Godfrey’s appointment by the state’s previous Democratic governor was meant to last six years as a way to make his work non-political. However, Branstad retaliated by cutting Godfrey’s pay from $112,000 to $72,000, the lowest amount allowed by law. He also cut the funding for Godfrey’s office.
Godfrey said that Branstad had targeted him because he disapproved of his gayness. In 2019, a jury agreed with Godfrey, adding that Branstad had also targeted him for being a Democrat. The jury awarded Godfrey $1.5 million in damages for emotional distress and $3.1 million for legal expenses.
However, Branstad appealed the decision to the state’s Supreme Court, where, in 2010, voters replaced three justices who voted to legalize same-sex marriage the year before. The court is now more conservative-leaning. Studies have shown that judges who are elected rather than appointed for set terms are more likely to rule against LGBTQ rights in order to appease voters.

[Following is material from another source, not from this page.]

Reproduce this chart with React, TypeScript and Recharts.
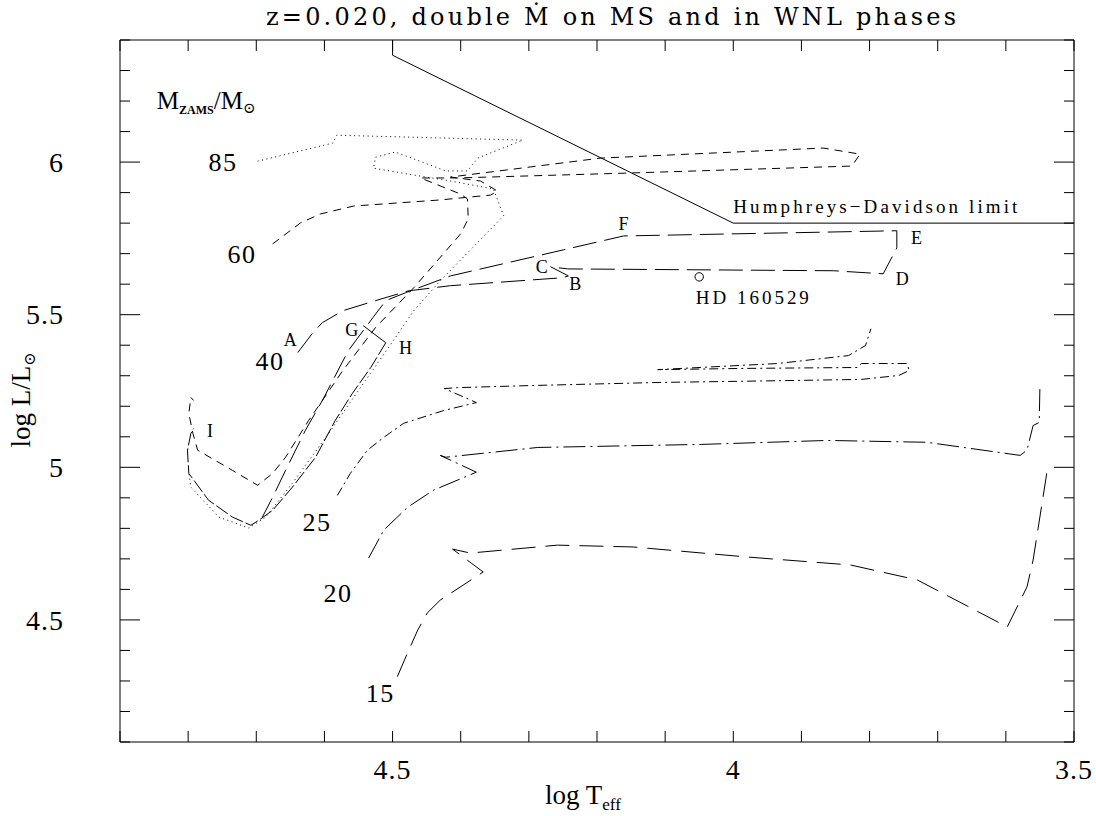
import React from 'react';
import { ComposedChart, Line, Scatter, XAxis, YAxis, ReferenceDot } from 'recharts';

type Pt = { x: number; y: number };
const P = (x: number, y: number): Pt => ({ x, y });

// x = log Teff, y = log L/Lsun
const humphreysDavidson: Pt[] = [P(4.5, 6.4), P(4.5, 6.35), P(4.0, 5.8), P(3.5, 5.8)];

const track85: Pt[] = [
  P(4.698, 6.003), P(4.588, 6.062), P(4.582, 6.088), P(4.309, 6.072), P(4.375, 6.013),
  P(4.39, 5.971), P(4.422, 5.971), P(4.496, 6.033), P(4.525, 6.016), P(4.528, 5.98),
  P(4.459, 5.954), P(4.415, 5.938), P(4.352, 5.912), P(4.337, 5.824), P(4.43, 5.611),
  P(4.469, 5.513), P(4.506, 5.392), P(4.54, 5.284), P(4.598, 5.098), P(4.647, 4.948),
  P(4.686, 4.837), P(4.711, 4.801), P(4.755, 4.837), P(4.796, 4.935), P(4.799, 4.98),
];

const track60: Pt[] = [
  P(4.676, 5.732), P(4.635, 5.801), P(4.606, 5.83), P(4.557, 5.856), P(4.43, 5.876),
  P(4.356, 5.892), P(4.346, 5.905), P(4.371, 5.938), P(4.415, 5.951), P(4.195, 6.013),
  P(3.868, 6.046), P(3.814, 6.026), P(3.826, 5.987), P(4.155, 5.964), P(4.405, 5.948),
  P(4.459, 5.948), P(4.4, 5.895), P(4.39, 5.879), P(4.389, 5.814), P(4.4, 5.765),
  P(4.469, 5.588), P(4.525, 5.458), P(4.573, 5.317), P(4.623, 5.154), P(4.657, 5.033),
  P(4.676, 4.98), P(4.698, 4.941), P(4.735, 4.99), P(4.786, 5.056), P(4.793, 5.111),
  P(4.799, 5.176), P(4.796, 5.229), P(4.792, 5.219),
];

const track40: Pt[] = [
  P(4.639, 5.376), P(4.617, 5.441), P(4.603, 5.474), P(4.573, 5.513), P(4.525, 5.546),
  P(4.477, 5.578), P(4.415, 5.595), P(4.251, 5.621), P(4.242, 5.627), P(4.268, 5.657),
  P(4.243, 5.65), P(3.853, 5.644), P(3.78, 5.634), P(3.76, 5.719), P(3.76, 5.775),
  P(4.161, 5.758), P(4.287, 5.693), P(4.415, 5.627), P(4.481, 5.572), P(4.51, 5.546),
  P(4.529, 5.49), P(4.565, 5.382), P(4.603, 5.219), P(4.628, 5.121), P(4.657, 4.99),
  P(4.676, 4.902), P(4.691, 4.837),
];

const segmentGH: Pt[] = [P(4.543, 5.464), P(4.51, 5.408)];

const track40Late: Pt[] = [
  P(4.51, 5.408), P(4.532, 5.327), P(4.559, 5.242), P(4.584, 5.154), P(4.613, 5.033),
  P(4.647, 4.935), P(4.676, 4.859), P(4.696, 4.827), P(4.708, 4.81), P(4.735, 4.837),
  P(4.77, 4.892), P(4.799, 4.98), P(4.801, 5.056), P(4.796, 5.111), P(4.792, 5.127),
];

const track25: Pt[] = [
  P(4.581, 4.908), P(4.562, 4.98), P(4.537, 5.056), P(4.513, 5.098), P(4.484, 5.144),
  P(4.425, 5.186), P(4.377, 5.212), P(4.424, 5.258), P(4.405, 5.261), P(4.295, 5.268),
  P(4.109, 5.278), P(3.924, 5.284), P(3.812, 5.288), P(3.757, 5.301), P(3.742, 5.317),
  P(3.745, 5.34), P(3.812, 5.34), P(3.818, 5.327), P(3.985, 5.324), P(4.111, 5.32),
  P(3.935, 5.34), P(3.831, 5.366), P(3.806, 5.399), P(3.798, 5.454),
];

const track20: Pt[] = [
  P(4.535, 4.703), P(4.513, 4.794), P(4.478, 4.869), P(4.44, 4.925), P(4.377, 4.984),
  P(4.43, 5.039), P(4.422, 5.033), P(4.287, 5.065), P(4.047, 5.075), P(3.862, 5.088),
  P(3.716, 5.082), P(3.579, 5.039), P(3.569, 5.056), P(3.56, 5.137), P(3.551, 5.147),
  P(3.55, 5.268),
];

const track15: Pt[] = [
  P(4.493, 4.314), P(4.478, 4.392), P(4.463, 4.467), P(4.449, 4.523), P(4.43, 4.565),
  P(4.367, 4.657), P(4.412, 4.732), P(4.386, 4.719), P(4.258, 4.745), P(4.147, 4.739),
  P(3.979, 4.706), P(3.828, 4.68), P(3.73, 4.631), P(3.598, 4.477), P(3.569, 4.608),
  P(3.56, 4.696), P(3.54, 4.98),
];

const hdStar: Pt[] = [P(4.05, 5.624)];

const xTicks = [3.5, 3.6, 3.7, 3.8, 3.9, 4.0, 4.1, 4.2, 4.3, 4.4, 4.5, 4.6, 4.7, 4.8, 4.9];
const yTicks = [4.1, 4.2, 4.3, 4.4, 4.5, 4.6, 4.7, 4.8, 4.9, 5.0, 5.1, 5.2, 5.3, 5.4, 5.5, 5.6, 5.7, 5.8, 5.9, 6.0, 6.1, 6.2, 6.3, 6.4];

const massLabels = [
  { x: 4.749, y: 6.0, text: '85' },
  { x: 4.721, y: 5.698, text: '60' },
  { x: 4.68, y: 5.35, text: '40' },
  { x: 4.611, y: 4.822, text: '25' },
  { x: 4.58, y: 4.59, text: '20' },
  { x: 4.518, y: 4.26, text: '15' },
];

const phaseLabels = [
  { x: 4.65, y: 5.418, text: 'A' },
  { x: 4.232, y: 5.6, text: 'B' },
  { x: 4.281, y: 5.658, text: 'C' },
  { x: 3.752, y: 5.619, text: 'D' },
  { x: 3.731, y: 5.752, text: 'E' },
  { x: 4.161, y: 5.799, text: 'F' },
  { x: 4.56, y: 5.451, text: 'G' },
  { x: 4.481, y: 5.391, text: 'H' },
  { x: 4.768, y: 5.121, text: 'I' },
];

const starLabel = { x: 3.972, y: 5.556, text: 'HD 160529' };
const limitLabel = { x: 4.0, y: 5.855, text: 'Humphreys\u2212Davidson limit' };
const legendTitle = { x: 4.846, y: 6.204 };
const TITLE = 'z=0.020, double M\u0307 on MS and in WNL phases';

const FONT = '"Liberation Serif", "DejaVu Serif", serif';
const WIDE_FONT = '"DejaVu Serif", "Liberation Serif", serif';
const W = 1096;
const H = 816;
// axes are 1px thick, so the plot frame lands at x 120..1074, y 40..742
const MARGIN = { top: 39, right: 21, bottom: 73, left: 119 };

const isMajor = (v: number) => Math.abs(v * 2 - Math.round(v * 2)) < 1e-6;
const fmt = (v: number) => String(Math.round(v * 10) / 10);

const BottomTick = (p: any) => {
  const v = p.payload.value;
  return (
    <g>
      <line x1={p.x} x2={p.x} y1={p.y} y2={p.y - 11} stroke="#000" />
      {isMajor(v) && (
        <text x={p.x} y={p.y + 37} textAnchor="middle" fontFamily={FONT} fontSize={28} letterSpacing={1} fill="#000">
          {fmt(v)}
        </text>
      )}
    </g>
  );
};

const TopTick = (p: any) => <line x1={p.x} x2={p.x} y1={p.y} y2={p.y + 11} stroke="#000" />;

const LeftTick = (p: any) => {
  const v = p.payload.value;
  const len = isMajor(v) ? 20 : 10;
  return (
    <g>
      <line x1={p.x} x2={p.x + len} y1={p.y} y2={p.y} stroke="#000" />
      {isMajor(v) && v < 6.35 && (
        <text x={p.x - 56} y={p.y} dy="0.35em" textAnchor="end" fontFamily={FONT} fontSize={28} letterSpacing={1} fill="#000">
          {fmt(v)}
        </text>
      )}
    </g>
  );
};

const RightTick = (p: any) => {
  const len = isMajor(p.payload.value) ? 20 : 10;
  return <line x1={p.x} x2={p.x - len} y1={p.y} y2={p.y} stroke="#000" />;
};

const textDot = (content: (cx: number, cy: number) => React.ReactElement) => (p: any) => content(p.cx, p.cy);

const tracks: { data: Pt[]; dash?: string; key: string }[] = [
  { key: 'hd', data: humphreysDavidson },
  { key: 'm85', data: track85, dash: '1 3.5' },
  { key: 'm60', data: track60, dash: '8 6' },
  { key: 'm40', data: track40, dash: '24 8' },
  { key: 'gh', data: segmentGH },
  { key: 'm40late', data: track40Late, dash: '14 3' },
  { key: 'm25', data: track25, dash: '9 4 2 4' },
  { key: 'm20', data: track20, dash: '22 5 2 5' },
  { key: 'm15', data: track15, dash: '24 10' },
];

export default function App() {
  // the figure fills the whole window, edge to edge
  React.useLayoutEffect(() => {
    document.body.style.margin = '0';
    document.body.style.overflow = 'hidden';
  }, []);

  return (
    <div style={{ position: 'relative', width: W, height: H }}>
      <ComposedChart width={W} height={H} margin={MARGIN}>
        <XAxis
          type="number" dataKey="x" domain={[3.5, 4.9]} reversed allowDataOverflow
          ticks={xTicks} interval={0} height={1} tickSize={0} tickMargin={0}
          tickLine={false} axisLine={{ stroke: '#000' }} tick={BottomTick}
        />
        <XAxis
          xAxisId="top" orientation="top" type="number" dataKey="x" domain={[3.5, 4.9]} reversed allowDataOverflow
          ticks={xTicks} interval={0} height={1} tickSize={0} tickMargin={0}
          tickLine={false} axisLine={{ stroke: '#000' }} tick={TopTick}
        />
        <YAxis
          type="number" domain={[4.1, 6.4]} allowDataOverflow ticks={yTicks} interval={0}
          width={1} tickSize={0} tickMargin={0} tickLine={false} axisLine={{ stroke: '#000' }} tick={LeftTick}
        />
        <YAxis
          yAxisId="right" orientation="right" type="number" domain={[4.1, 6.4]} allowDataOverflow ticks={yTicks} interval={0}
          width={1} tickSize={0} tickMargin={0} tickLine={false} axisLine={{ stroke: '#000' }} tick={RightTick}
        />
        {tracks.map((t) => (
          <Line
            key={t.key} data={t.data} dataKey="y" type="linear" stroke="#000" strokeWidth={1}
            strokeDasharray={t.dash} dot={false} activeDot={false} isAnimationActive={false}
          />
        ))}
        <Scatter
          data={hdStar} dataKey="y" isAnimationActive={false}
          shape={(p: any) => <circle cx={p.cx} cy={p.cy} r={4.2} fill="none" stroke="#000" strokeWidth={1} />}
        />
        {massLabels.map((m) => (
          <ReferenceDot
            key={'m' + m.text} x={m.x} y={m.y} r={0}
            shape={textDot((cx, cy) => (
              <text x={cx} y={cy} dy="0.35em" textAnchor="middle" fontFamily={FONT} fontSize={26} letterSpacing={1.5} fill="#000">
                {m.text}
              </text>
            ))}
          />
        ))}
        {phaseLabels.map((m) => (
          <ReferenceDot
            key={'p' + m.text} x={m.x} y={m.y} r={0}
            shape={textDot((cx, cy) => (
              <text x={cx} y={cy} dy="0.35em" textAnchor="middle" fontFamily={FONT} fontSize={18} fill="#000">
                {m.text}
              </text>
            ))}
          />
        ))}
        <ReferenceDot
          x={starLabel.x} y={starLabel.y} r={0}
          shape={textDot((cx, cy) => (
            <text x={cx} y={cy} dy="0.35em" textAnchor="middle" fontFamily={FONT} fontSize={19} textLength={113} lengthAdjust="spacing" fill="#000">
              {starLabel.text}
            </text>
          ))}
        />
        <ReferenceDot
          x={limitLabel.x} y={limitLabel.y} r={0}
          shape={textDot((cx, cy) => (
            <text x={cx} y={cy} dy="0.35em" textAnchor="start" fontFamily={FONT} fontSize={19} textLength={284} lengthAdjust="spacing" fill="#000">
              {limitLabel.text}
            </text>
          ))}
        />
        <ReferenceDot
          x={legendTitle.x} y={legendTitle.y} r={0}
          shape={textDot((cx, cy) => (
            <text x={cx} y={cy + 9} textAnchor="start" fontFamily={FONT} fontSize={25} fill="#000">
              <tspan>M</tspan>
              <tspan fontSize={12} fontWeight="bold" dy={5}>ZAMS</tspan>
              <tspan dy={-5}>/M</tspan>
              <tspan fontSize={15} dy={4}>{'\u2299'}</tspan>
            </text>
          ))}
        />
      </ComposedChart>
      <svg width={W} height={H} style={{ position: 'absolute', left: 0, top: 0, pointerEvents: 'none' }}>
        <text x={611} y={25} textAnchor="middle" fontFamily={WIDE_FONT} fontSize={24} textLength={690} lengthAdjust="spacing" fill="#000">
          {TITLE}
        </text>
        <text x={545} y={804} fontFamily={FONT} fontSize={27} fill="#000">
          <tspan>log T</tspan>
          <tspan fontSize={17} dy={6}>eff</tspan>
        </text>
        <text transform="translate(30,400) rotate(-90)" textAnchor="middle" fontFamily={FONT} fontSize={27} fill="#000">
          <tspan>log L/L</tspan>
          <tspan fontSize={16} dy={5}>{'\u2299'}</tspan>
        </text>
      </svg>
    </div>
  );
}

Branstad’s argument in the Supreme Court was essentially that he didn’t realize Godfrey was gay, and that the governor couldn’t have been anti-gay because his administration hired other gay people. But the first part of Branstad’s argument makes little sense considering the amount of public press coverage celebrating Godfrey’s appointment as one of the state’s first openly gay public officials.
Godfrey’s lawyers have called the Supreme Court’s ruling politically motivated. Branstad’s lawyers called it “a complete and total victory for the rule of law and Iowa taxpayers” because the state is no longer on the hook for the $4.6 million dollars owed to Godfrey.
Godfrey has since quit state government to work for the U.S. Department of Labor. He told the Associated Press that he feels more respected in his current job and recently participated in a White House Pride Month event.
“It’s just a shame that Iowa can’t value people in the same way,” Godfrey said. “Because nobody that goes into public service should have to be treated the way that I was treated.”